E-Buzz

Channel C: Google Makes You Smarter!

your brain surfing the internet makes you smarter

This is your brain on Google.

By Citizen Correspondent Mike Small
Date Posted: 10/14/08
Reader Rating: rating

A new study says Google makes us smart, not stoopid. Today on Channel C, we take a look at the Internet's effect on our brains, according to people writing on the Internet.

The most e-mailed story on the BBC today reports that a team from the University of California Los Angeles found that searching the web stimulates centers in the brain that control decision-making and complex reasoning, which in turn can improve brain function. Who would have thought that looking for things like this would actually make you smarter?

Not Mark Bauerlein, author of The Dumbest Generation—which argues that the digital age is creating a generation of idiots—or Nicholas Carr, who wrote the Atlantic's cover story Is Google Making Us Stoopid? a few months back.

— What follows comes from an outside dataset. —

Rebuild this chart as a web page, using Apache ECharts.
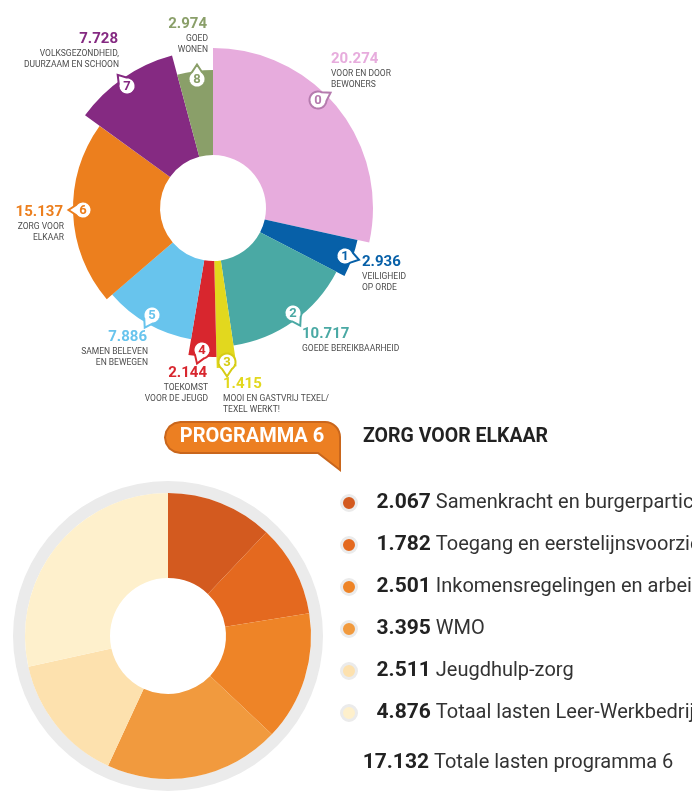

We're pleased that this latest study sends Messrs. Bauerlein and Carr a big "FU!" on behalf of all the bloggers, Youtubers, and Internet lovers around the world. But does everyone agree?

Summer Johnson at Bioethics.com blogs that a good Google search does more for you than an old-fashioned page turner:

  • The most internet savvy among us get the most out of internet searching. So toss that library card, unless you use it to access the Web, and get surfing—to boost the mind and better the memory.

Tim from SansBlogue compares Carr's critique of the digital age to Socrates claim that the then-new technology of alphabetic writing would dumb his contemporaries down:

  • Like Socrates he is correct, memory has been eroded by writing and the capacity for sequential sustained reading is being eroded by the Internet. Also, like Socrates, he is wrong, the human capacity for living is not eroded so easily and the new mental states are not (most of us believe—since few today voluntarily give up writing and advocate burning libraries to the ground) worse.

The study is good news for older folk trying to keep their minds in tip-top shape.